§ **Material**
··········
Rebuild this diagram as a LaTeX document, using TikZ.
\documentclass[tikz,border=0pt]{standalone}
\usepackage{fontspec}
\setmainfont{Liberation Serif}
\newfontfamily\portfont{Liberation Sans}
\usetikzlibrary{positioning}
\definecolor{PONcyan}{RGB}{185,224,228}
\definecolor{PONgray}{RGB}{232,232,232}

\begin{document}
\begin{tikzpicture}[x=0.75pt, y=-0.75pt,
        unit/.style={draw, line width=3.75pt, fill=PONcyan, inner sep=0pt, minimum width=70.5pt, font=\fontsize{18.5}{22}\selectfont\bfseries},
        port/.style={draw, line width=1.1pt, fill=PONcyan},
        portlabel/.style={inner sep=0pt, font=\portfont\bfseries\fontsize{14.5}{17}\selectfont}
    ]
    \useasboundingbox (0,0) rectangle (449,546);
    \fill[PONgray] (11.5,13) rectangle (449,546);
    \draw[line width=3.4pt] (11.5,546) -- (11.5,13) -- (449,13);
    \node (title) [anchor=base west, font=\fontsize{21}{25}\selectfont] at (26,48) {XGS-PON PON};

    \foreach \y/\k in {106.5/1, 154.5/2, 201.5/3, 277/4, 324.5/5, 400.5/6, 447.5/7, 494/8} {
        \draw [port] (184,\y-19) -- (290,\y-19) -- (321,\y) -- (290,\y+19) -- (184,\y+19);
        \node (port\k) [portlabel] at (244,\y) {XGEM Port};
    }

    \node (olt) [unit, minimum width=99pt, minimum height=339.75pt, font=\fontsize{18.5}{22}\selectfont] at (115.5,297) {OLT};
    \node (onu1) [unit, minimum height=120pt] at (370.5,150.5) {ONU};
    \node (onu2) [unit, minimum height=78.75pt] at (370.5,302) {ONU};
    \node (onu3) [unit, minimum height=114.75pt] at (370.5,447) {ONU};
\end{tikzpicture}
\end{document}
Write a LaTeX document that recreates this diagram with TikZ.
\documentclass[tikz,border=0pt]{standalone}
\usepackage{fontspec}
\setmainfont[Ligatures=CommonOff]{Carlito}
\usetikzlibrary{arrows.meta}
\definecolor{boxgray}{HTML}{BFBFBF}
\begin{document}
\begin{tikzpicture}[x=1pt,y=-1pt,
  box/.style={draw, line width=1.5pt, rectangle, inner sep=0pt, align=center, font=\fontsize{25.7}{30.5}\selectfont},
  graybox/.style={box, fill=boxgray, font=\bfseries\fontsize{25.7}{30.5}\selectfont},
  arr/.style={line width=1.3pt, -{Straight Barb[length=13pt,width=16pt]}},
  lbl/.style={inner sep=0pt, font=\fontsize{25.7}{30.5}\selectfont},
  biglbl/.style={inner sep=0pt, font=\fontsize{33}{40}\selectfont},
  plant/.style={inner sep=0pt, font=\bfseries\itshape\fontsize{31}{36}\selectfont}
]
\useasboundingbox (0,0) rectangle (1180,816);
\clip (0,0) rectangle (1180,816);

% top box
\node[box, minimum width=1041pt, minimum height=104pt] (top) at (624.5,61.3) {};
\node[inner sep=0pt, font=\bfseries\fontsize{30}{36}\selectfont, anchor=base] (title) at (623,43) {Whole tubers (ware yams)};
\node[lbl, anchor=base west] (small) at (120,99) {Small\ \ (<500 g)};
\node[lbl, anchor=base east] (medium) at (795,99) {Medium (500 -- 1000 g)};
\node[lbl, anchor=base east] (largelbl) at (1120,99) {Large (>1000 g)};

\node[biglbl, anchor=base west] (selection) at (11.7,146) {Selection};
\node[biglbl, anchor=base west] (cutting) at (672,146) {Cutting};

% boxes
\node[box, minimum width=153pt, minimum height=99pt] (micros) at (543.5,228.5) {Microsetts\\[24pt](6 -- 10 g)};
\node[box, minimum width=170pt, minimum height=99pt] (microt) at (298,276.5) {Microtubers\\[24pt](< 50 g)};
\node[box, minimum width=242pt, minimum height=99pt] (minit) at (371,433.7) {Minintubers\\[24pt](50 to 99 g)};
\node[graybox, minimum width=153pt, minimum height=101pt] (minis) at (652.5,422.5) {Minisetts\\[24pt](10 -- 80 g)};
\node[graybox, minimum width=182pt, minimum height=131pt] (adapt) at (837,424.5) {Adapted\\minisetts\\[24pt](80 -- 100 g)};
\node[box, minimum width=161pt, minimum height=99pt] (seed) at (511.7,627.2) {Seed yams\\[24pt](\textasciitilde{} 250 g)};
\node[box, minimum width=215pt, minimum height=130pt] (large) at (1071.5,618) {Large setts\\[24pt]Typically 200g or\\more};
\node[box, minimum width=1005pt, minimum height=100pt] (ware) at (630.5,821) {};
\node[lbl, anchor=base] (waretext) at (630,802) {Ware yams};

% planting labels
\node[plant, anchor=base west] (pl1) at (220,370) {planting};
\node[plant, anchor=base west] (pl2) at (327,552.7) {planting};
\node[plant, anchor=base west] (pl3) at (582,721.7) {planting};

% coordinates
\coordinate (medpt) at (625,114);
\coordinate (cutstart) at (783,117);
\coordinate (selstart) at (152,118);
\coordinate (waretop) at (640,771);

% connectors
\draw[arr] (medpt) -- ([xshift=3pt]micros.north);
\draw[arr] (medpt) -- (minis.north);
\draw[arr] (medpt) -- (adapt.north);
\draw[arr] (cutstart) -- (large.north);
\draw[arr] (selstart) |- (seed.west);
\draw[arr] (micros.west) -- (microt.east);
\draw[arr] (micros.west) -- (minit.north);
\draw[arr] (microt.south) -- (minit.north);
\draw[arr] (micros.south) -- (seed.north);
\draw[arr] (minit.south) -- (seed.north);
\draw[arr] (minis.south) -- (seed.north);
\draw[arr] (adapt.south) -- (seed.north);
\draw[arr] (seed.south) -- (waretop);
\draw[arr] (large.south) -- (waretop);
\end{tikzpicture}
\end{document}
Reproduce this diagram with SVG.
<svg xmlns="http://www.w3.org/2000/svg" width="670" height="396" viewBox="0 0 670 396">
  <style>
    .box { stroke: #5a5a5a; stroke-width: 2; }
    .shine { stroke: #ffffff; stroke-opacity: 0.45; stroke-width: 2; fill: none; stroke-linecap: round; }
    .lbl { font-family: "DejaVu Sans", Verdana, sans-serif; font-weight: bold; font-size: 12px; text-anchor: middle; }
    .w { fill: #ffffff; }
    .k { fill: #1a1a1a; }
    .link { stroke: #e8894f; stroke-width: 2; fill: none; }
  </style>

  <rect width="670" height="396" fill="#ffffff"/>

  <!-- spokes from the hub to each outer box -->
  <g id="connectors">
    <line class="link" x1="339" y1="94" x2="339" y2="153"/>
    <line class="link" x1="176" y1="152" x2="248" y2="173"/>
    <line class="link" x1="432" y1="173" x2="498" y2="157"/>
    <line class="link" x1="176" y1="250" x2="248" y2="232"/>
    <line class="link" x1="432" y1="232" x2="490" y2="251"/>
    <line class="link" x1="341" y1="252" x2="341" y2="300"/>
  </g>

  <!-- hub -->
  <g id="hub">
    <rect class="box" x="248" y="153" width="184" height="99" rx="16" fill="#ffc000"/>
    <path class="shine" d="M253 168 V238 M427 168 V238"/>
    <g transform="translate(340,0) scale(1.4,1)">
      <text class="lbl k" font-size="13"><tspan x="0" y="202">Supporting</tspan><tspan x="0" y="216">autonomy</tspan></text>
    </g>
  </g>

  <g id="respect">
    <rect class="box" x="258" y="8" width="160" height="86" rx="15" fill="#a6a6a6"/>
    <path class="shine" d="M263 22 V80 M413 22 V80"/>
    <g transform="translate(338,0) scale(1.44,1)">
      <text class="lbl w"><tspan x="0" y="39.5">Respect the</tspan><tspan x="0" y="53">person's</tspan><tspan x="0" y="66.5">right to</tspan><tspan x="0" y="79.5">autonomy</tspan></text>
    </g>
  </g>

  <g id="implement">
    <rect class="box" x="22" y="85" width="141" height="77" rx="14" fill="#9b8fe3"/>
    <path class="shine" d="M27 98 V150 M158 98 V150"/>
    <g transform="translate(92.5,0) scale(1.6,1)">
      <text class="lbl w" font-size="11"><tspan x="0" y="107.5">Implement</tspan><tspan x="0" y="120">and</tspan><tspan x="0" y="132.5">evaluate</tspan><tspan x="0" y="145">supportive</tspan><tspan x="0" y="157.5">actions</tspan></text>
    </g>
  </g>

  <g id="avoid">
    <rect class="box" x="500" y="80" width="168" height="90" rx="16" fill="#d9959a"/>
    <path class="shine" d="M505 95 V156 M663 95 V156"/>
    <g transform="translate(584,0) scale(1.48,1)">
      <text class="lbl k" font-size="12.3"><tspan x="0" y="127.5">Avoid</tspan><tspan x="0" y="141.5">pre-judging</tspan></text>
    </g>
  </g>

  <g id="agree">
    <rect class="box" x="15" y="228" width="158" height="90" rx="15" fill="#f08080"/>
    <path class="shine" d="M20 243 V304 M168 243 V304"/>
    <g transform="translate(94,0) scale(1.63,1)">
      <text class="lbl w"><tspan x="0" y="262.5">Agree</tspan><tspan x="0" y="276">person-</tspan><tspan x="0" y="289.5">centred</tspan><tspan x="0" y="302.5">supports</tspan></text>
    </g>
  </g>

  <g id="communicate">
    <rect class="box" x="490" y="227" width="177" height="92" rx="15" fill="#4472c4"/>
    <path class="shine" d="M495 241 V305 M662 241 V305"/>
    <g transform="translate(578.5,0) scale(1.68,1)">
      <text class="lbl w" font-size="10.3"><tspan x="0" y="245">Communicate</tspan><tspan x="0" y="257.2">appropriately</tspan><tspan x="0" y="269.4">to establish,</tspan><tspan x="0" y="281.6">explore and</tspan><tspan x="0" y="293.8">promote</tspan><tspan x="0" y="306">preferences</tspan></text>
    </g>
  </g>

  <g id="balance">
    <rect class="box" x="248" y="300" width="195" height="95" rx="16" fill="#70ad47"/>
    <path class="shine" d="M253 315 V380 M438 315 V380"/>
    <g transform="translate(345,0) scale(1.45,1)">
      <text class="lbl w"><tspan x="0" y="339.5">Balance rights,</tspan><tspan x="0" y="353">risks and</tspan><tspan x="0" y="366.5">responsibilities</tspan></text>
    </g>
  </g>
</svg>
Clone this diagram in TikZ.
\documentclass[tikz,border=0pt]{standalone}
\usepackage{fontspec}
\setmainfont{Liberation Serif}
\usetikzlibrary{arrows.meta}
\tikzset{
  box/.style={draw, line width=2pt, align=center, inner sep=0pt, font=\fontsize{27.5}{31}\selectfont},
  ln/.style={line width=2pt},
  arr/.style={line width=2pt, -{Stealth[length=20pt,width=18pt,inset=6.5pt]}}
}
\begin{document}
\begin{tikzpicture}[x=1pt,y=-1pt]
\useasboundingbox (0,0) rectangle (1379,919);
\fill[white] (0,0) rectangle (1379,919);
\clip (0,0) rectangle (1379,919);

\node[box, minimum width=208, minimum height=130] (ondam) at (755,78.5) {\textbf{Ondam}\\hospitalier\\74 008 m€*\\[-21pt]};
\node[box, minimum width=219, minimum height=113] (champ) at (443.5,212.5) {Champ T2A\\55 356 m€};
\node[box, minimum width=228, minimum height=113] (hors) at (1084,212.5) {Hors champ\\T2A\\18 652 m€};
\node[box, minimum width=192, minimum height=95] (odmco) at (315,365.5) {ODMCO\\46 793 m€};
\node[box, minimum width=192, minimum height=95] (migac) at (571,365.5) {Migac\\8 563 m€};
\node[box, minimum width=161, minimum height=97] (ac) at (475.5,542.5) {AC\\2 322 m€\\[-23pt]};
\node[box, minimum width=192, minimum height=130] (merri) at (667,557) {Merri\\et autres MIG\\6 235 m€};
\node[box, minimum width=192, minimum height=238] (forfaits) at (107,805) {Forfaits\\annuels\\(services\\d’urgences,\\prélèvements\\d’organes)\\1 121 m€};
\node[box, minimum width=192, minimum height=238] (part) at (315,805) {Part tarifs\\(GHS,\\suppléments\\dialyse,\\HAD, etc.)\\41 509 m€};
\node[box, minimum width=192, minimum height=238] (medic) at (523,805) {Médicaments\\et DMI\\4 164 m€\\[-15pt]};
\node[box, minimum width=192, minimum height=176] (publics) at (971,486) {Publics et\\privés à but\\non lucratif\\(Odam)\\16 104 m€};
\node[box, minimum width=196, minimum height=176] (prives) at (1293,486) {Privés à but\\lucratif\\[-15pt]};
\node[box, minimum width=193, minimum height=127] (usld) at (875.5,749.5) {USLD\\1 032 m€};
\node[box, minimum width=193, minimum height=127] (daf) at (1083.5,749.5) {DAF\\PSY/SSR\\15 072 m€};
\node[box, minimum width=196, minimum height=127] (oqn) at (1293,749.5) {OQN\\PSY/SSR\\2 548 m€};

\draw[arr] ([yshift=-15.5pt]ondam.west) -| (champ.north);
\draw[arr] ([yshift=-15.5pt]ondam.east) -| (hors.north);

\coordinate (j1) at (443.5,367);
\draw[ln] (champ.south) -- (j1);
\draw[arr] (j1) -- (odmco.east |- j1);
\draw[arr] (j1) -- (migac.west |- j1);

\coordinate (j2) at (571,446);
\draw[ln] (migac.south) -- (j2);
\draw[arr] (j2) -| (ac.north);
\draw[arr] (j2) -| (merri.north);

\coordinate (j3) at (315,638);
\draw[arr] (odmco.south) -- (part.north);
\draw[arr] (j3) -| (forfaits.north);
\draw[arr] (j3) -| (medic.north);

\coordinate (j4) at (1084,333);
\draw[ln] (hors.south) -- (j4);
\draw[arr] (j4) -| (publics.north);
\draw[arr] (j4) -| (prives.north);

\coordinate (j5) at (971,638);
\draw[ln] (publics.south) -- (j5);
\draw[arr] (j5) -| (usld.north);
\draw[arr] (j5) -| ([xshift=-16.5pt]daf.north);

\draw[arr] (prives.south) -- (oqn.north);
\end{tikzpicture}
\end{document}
··········
§ **Task details**
Determine the number of lines in the entries above where the string "diagram" appears. Answer with the number alone.

§ **Reply to the exercise**
4